EXERCISE PROMPT |
Give back the full listing, character for character, with no pictures.

RECORDS FOR THIS TASK |
========================================
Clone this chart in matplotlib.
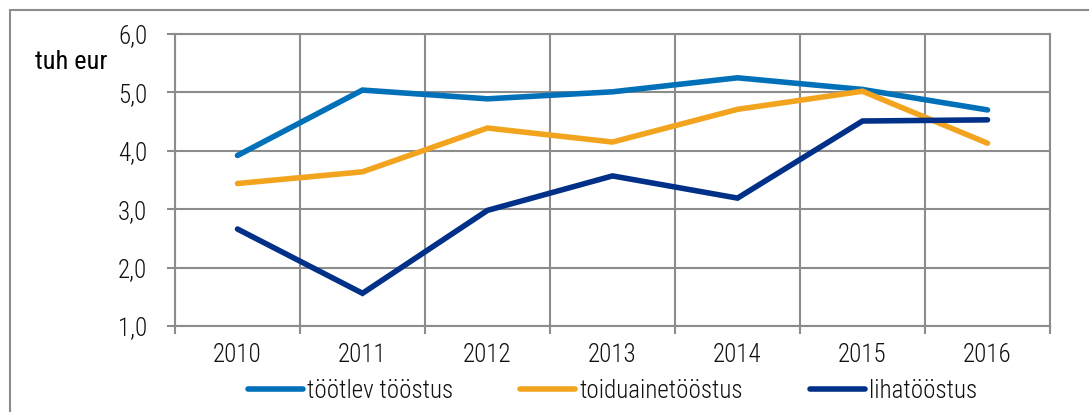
import matplotlib
matplotlib.use('Agg')
import matplotlib.pyplot as plt
from matplotlib.patches import Rectangle
from matplotlib.ticker import FuncFormatter
import numpy as np

plt.rcParams['font.family'] = ['Roboto Condensed', 'Liberation Sans Narrow', 'Roboto', 'DejaVu Sans']
plt.rcParams['font.weight'] = 'light'

years = ['2010', '2011', '2012', '2013', '2014', '2015', '2016']
tootlev = [3.92, 5.04, 4.89, 5.01, 5.25, 5.05, 4.70]
toiduaine = [3.44, 3.64, 4.39, 4.15, 4.71, 5.02, 4.13]
liha = [2.66, 1.56, 2.98, 3.57, 3.19, 4.51, 4.53]

series = [
    ('töötlev tööstus', tootlev, '#0070b8'),
    ('toiduainetööstus', toiduaine, '#f2a41f'),
    ('lihatööstus', liha, '#003087'),
]

grid_col = '#8c8c8c'
fs = 18

fig = plt.figure(figsize=(10.89, 4.12), dpi=100)
ax = fig.add_axes([175 / 1089, 1 - 326 / 412, 875 / 1089, 292 / 412])

x = np.arange(len(years))
for name, vals, col in series:
    ax.plot(x, vals, color=col, lw=4, label=name, solid_capstyle='round', solid_joinstyle='miter')

ax.set_xlim(-0.5, len(years) - 0.5)
ax.set_ylim(1, 6)
ax.set_yticks(np.arange(1, 7))
ax.yaxis.set_major_formatter(FuncFormatter(lambda v, p: f'{v:.1f}'.replace('.', ',')))

# kategooriate piirid = jooned, sildid keskele
ax.set_xticks(np.arange(-0.5, len(years)))
ax.set_xticklabels([])
ax.set_xticks(x, minor=True)
ax.set_xticklabels(years, minor=True)
ax.tick_params(axis='x', which='minor', length=0, pad=12, labelsize=fs, colors='#111111')
ax.tick_params(axis='x', which='major', length=6, width=1.5, color=grid_col)
ax.tick_params(axis='y', length=6, width=1.5, color=grid_col, pad=14, labelsize=fs, labelcolor='#111111')

ax.grid(True, which='major', color=grid_col, lw=1.5)
ax.set_axisbelow(True)
for s in ax.spines.values():
    s.set_color(grid_col)
    s.set_linewidth(1.5)

fig.text(35 / 1089, 1 - 62 / 412, 'tuh eur', fontsize=fs + 1, fontweight='normal',
         va='center', ha='left', color='#000000')

leg = ax.legend(loc='center', bbox_to_anchor=(0.5, (326 - 391) / 292), ncol=3, frameon=False,
                fontsize=fs, handlelength=2.2, handletextpad=0.15, columnspacing=2.7,
                borderaxespad=0, borderpad=0)
for t in leg.get_texts():
    t.set_color('#111111')

# välimine raam
fig.patches.append(Rectangle((10 / 1089, -0.05), 1.1, 1 - 10 / 412 + 0.05, transform=fig.transFigure,
                             fill=False, edgecolor=grid_col, lw=1.5))

fig.savefig('out.png', dpi=100)
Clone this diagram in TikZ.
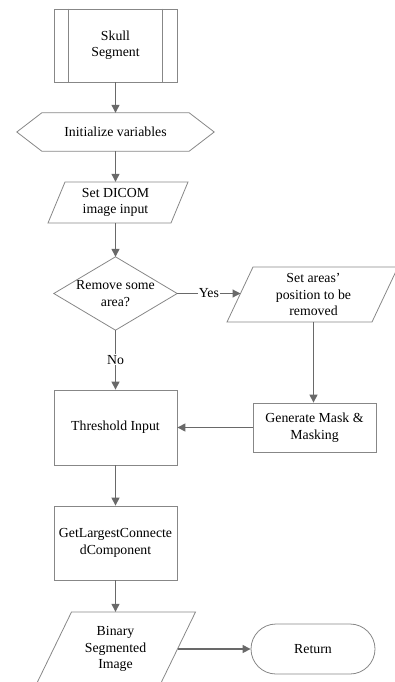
========================================
RESULT FOR THIS TASK |
Clone this chart in matplotlib.
import matplotlib
matplotlib.use('Agg')
import matplotlib.pyplot as plt
from matplotlib.patches import Rectangle
from matplotlib.ticker import FuncFormatter
import numpy as np

plt.rcParams['font.family'] = ['Roboto Condensed', 'Liberation Sans Narrow', 'Roboto', 'DejaVu Sans']
plt.rcParams['font.weight'] = 'light'

years = ['2010', '2011', '2012', '2013', '2014', '2015', '2016']
tootlev = [3.92, 5.04, 4.89, 5.01, 5.25, 5.05, 4.70]
toiduaine = [3.44, 3.64, 4.39, 4.15, 4.71, 5.02, 4.13]
liha = [2.66, 1.56, 2.98, 3.57, 3.19, 4.51, 4.53]

series = [
    ('töötlev tööstus', tootlev, '#0070b8'),
    ('toiduainetööstus', toiduaine, '#f2a41f'),
    ('lihatööstus', liha, '#003087'),
]

grid_col = '#8c8c8c'
fs = 18

fig = plt.figure(figsize=(10.89, 4.12), dpi=100)
ax = fig.add_axes([175 / 1089, 1 - 326 / 412, 875 / 1089, 292 / 412])

x = np.arange(len(years))
for name, vals, col in series:
    ax.plot(x, vals, color=col, lw=4, label=name, solid_capstyle='round', solid_joinstyle='miter')

ax.set_xlim(-0.5, len(years) - 0.5)
ax.set_ylim(1, 6)
ax.set_yticks(np.arange(1, 7))
ax.yaxis.set_major_formatter(FuncFormatter(lambda v, p: f'{v:.1f}'.replace('.', ',')))

# kategooriate piirid = jooned, sildid keskele
ax.set_xticks(np.arange(-0.5, len(years)))
ax.set_xticklabels([])
ax.set_xticks(x, minor=True)
ax.set_xticklabels(years, minor=True)
ax.tick_params(axis='x', which='minor', length=0, pad=12, labelsize=fs, colors='#111111')
ax.tick_params(axis='x', which='major', length=6, width=1.5, color=grid_col)
ax.tick_params(axis='y', length=6, width=1.5, color=grid_col, pad=14, labelsize=fs, labelcolor='#111111')

ax.grid(True, which='major', color=grid_col, lw=1.5)
ax.set_axisbelow(True)
for s in ax.spines.values():
    s.set_color(grid_col)
    s.set_linewidth(1.5)

fig.text(35 / 1089, 1 - 62 / 412, 'tuh eur', fontsize=fs + 1, fontweight='normal',
         va='center', ha='left', color='#000000')

leg = ax.legend(loc='center', bbox_to_anchor=(0.5, (326 - 391) / 292), ncol=3, frameon=False,
                fontsize=fs, handlelength=2.2, handletextpad=0.15, columnspacing=2.7,
                borderaxespad=0, borderpad=0)
for t in leg.get_texts():
    t.set_color('#111111')

# välimine raam
fig.patches.append(Rectangle((10 / 1089, -0.05), 1.1, 1 - 10 / 412 + 0.05, transform=fig.transFigure,
                             fill=False, edgecolor=grid_col, lw=1.5))

fig.savefig('out.png', dpi=100)
Clone this diagram in TikZ.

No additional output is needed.